Your goal -
Write out, word for word, the stretch of lines beginning at the one with "Reproduce this chart with Chart.js." and ending at the one with "2.690, 2.820, 2.950];", omitting the images.

===== Dataset records =====

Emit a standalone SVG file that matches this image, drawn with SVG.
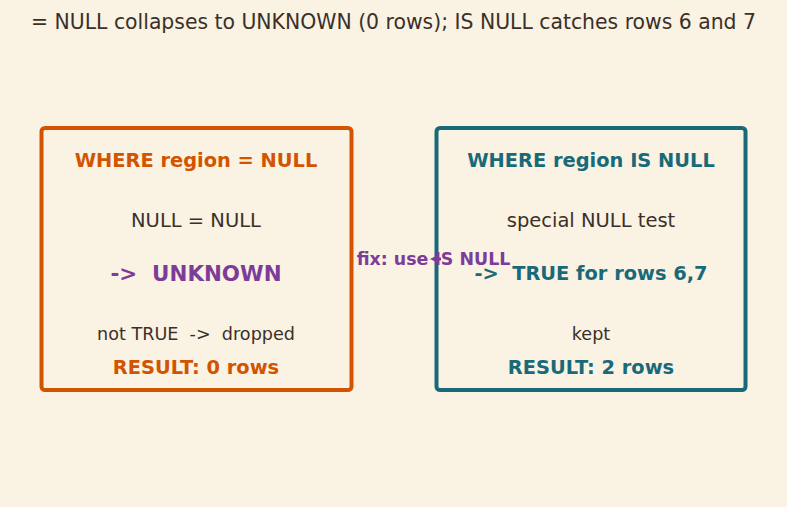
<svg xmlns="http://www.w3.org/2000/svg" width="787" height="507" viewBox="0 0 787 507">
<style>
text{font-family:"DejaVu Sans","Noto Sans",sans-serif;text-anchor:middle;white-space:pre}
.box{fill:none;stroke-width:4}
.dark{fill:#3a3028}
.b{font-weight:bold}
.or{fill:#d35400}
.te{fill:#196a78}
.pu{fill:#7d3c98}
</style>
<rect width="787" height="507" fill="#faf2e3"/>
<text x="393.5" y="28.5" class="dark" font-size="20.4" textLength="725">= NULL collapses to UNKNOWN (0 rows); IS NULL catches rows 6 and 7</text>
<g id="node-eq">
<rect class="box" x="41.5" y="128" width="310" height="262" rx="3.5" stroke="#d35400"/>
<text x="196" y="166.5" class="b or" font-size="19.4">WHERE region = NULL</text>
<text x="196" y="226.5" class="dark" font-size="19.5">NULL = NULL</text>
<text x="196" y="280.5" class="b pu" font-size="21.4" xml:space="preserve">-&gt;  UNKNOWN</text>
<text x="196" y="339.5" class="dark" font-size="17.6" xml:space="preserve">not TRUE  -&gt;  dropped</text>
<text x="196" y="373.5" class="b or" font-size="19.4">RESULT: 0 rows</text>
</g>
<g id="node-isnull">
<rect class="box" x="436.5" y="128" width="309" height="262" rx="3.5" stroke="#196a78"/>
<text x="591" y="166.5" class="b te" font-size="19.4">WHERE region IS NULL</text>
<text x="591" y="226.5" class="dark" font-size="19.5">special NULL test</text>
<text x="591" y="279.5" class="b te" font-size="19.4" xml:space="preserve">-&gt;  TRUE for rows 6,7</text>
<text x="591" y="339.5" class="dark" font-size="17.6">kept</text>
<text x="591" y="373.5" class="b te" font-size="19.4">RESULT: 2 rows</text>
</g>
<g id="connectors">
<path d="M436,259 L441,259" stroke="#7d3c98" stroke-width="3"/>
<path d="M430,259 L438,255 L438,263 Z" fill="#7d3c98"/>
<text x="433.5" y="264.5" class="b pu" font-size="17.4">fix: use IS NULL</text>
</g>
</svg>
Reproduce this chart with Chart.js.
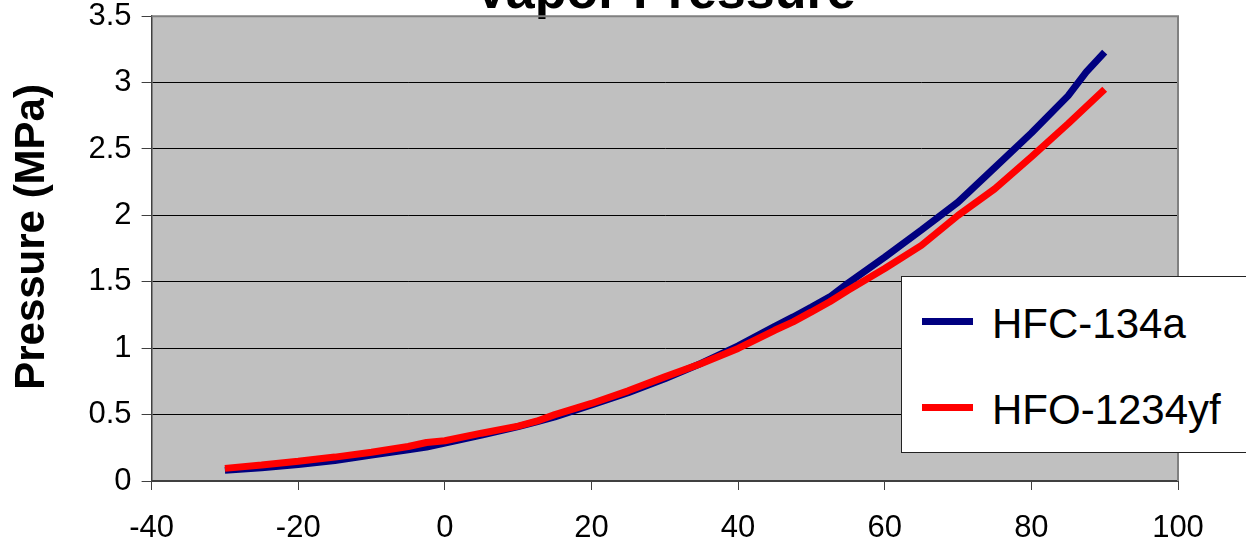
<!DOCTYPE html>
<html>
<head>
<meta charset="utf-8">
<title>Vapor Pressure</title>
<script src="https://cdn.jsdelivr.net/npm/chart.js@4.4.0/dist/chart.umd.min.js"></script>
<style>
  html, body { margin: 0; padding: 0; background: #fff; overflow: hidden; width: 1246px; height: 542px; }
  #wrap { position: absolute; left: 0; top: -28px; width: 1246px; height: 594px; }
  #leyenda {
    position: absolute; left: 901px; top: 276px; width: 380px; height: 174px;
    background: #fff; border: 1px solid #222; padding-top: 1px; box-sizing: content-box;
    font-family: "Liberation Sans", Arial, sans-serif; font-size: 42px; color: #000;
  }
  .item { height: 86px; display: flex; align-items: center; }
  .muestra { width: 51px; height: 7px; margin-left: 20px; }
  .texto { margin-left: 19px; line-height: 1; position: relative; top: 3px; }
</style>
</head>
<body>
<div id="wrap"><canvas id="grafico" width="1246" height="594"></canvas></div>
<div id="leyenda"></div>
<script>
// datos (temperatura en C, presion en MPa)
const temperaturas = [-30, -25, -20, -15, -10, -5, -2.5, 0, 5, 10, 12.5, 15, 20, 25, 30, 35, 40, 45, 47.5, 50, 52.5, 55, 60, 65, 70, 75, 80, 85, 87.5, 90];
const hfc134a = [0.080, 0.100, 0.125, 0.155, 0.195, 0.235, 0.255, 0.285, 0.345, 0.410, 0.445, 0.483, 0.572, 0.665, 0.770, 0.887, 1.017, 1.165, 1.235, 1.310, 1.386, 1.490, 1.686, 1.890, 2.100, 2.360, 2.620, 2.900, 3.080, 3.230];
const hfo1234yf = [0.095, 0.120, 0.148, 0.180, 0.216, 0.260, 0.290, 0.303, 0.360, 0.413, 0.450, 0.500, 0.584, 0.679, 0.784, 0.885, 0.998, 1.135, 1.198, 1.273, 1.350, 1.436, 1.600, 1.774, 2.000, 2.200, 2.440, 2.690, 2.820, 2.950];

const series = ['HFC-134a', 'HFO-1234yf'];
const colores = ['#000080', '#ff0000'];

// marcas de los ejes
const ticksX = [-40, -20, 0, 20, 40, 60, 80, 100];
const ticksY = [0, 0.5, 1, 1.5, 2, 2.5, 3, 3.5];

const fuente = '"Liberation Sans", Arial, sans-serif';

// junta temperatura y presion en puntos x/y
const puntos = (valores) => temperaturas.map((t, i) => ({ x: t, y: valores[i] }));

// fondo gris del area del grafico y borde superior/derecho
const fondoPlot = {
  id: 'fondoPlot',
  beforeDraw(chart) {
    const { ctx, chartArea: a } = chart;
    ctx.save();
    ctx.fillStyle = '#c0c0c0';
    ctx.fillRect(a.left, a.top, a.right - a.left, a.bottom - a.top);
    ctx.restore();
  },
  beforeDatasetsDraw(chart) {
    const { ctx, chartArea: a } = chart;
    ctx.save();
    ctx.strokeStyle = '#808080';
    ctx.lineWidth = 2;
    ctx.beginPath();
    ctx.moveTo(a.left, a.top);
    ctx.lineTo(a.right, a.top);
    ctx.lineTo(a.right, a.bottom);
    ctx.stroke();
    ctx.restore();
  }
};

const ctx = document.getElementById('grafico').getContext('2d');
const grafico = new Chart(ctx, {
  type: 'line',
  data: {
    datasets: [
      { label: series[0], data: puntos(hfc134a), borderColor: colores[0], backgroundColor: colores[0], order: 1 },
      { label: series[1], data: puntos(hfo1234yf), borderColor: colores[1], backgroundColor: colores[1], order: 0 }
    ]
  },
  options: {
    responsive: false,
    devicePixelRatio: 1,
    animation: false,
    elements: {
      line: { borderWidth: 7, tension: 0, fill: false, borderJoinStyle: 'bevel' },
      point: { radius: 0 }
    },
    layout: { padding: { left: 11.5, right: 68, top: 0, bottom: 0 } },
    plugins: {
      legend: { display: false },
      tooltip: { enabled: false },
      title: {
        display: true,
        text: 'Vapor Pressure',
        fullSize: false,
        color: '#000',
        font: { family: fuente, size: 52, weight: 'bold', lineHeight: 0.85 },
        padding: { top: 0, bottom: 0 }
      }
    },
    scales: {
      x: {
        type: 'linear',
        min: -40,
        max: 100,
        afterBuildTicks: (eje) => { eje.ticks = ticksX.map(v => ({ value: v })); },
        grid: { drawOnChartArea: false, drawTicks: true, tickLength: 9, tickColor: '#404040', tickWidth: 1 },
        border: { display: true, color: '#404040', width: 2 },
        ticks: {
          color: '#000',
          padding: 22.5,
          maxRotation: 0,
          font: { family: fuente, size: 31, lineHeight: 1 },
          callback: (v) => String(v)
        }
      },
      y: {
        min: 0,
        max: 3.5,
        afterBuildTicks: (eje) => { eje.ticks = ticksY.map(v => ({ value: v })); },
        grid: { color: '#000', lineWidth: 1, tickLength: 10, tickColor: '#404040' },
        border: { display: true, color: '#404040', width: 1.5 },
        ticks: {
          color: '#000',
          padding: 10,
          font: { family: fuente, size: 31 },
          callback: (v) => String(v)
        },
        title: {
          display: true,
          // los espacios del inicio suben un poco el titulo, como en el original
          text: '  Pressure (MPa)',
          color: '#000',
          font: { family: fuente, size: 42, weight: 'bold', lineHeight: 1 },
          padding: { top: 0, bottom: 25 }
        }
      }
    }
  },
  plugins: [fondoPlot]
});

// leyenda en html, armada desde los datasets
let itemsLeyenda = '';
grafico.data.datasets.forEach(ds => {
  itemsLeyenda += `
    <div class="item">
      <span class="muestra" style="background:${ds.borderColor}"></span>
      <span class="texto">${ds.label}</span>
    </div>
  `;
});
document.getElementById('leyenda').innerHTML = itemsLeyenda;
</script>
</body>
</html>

=====

Solution for this exercise -
Reproduce this chart with Chart.js.
<!DOCTYPE html>
<html>
<head>
<meta charset="utf-8">
<title>Vapor Pressure</title>
<script src="https://cdn.jsdelivr.net/npm/chart.js@4.4.0/dist/chart.umd.min.js"></script>
<style>
  html, body { margin: 0; padding: 0; background: #fff; overflow: hidden; width: 1246px; height: 542px; }
  #wrap { position: absolute; left: 0; top: -28px; width: 1246px; height: 594px; }
  #leyenda {
    position: absolute; left: 901px; top: 276px; width: 380px; height: 174px;
    background: #fff; border: 1px solid #222; padding-top: 1px; box-sizing: content-box;
    font-family: "Liberation Sans", Arial, sans-serif; font-size: 42px; color: #000;
  }
  .item { height: 86px; display: flex; align-items: center; }
  .muestra { width: 51px; height: 7px; margin-left: 20px; }
  .texto { margin-left: 19px; line-height: 1; position: relative; top: 3px; }
</style>
</head>
<body>
<div id="wrap"><canvas id="grafico" width="1246" height="594"></canvas></div>
<div id="leyenda"></div>
<script>
// datos (temperatura en C, presion en MPa)
const temperaturas = [-30, -25, -20, -15, -10, -5, -2.5, 0, 5, 10, 12.5, 15, 20, 25, 30, 35, 40, 45, 47.5, 50, 52.5, 55, 60, 65, 70, 75, 80, 85, 87.5, 90];
const hfc134a = [0.080, 0.100, 0.125, 0.155, 0.195, 0.235, 0.255, 0.285, 0.345, 0.410, 0.445, 0.483, 0.572, 0.665, 0.770, 0.887, 1.017, 1.165, 1.235, 1.310, 1.386, 1.490, 1.686, 1.890, 2.100, 2.360, 2.620, 2.900, 3.080, 3.230];
const hfo1234yf = [0.095, 0.120, 0.148, 0.180, 0.216, 0.260, 0.290, 0.303, 0.360, 0.413, 0.450, 0.500, 0.584, 0.679, 0.784, 0.885, 0.998, 1.135, 1.198, 1.273, 1.350, 1.436, 1.600, 1.774, 2.000, 2.200, 2.440, 2.690, 2.820, 2.950];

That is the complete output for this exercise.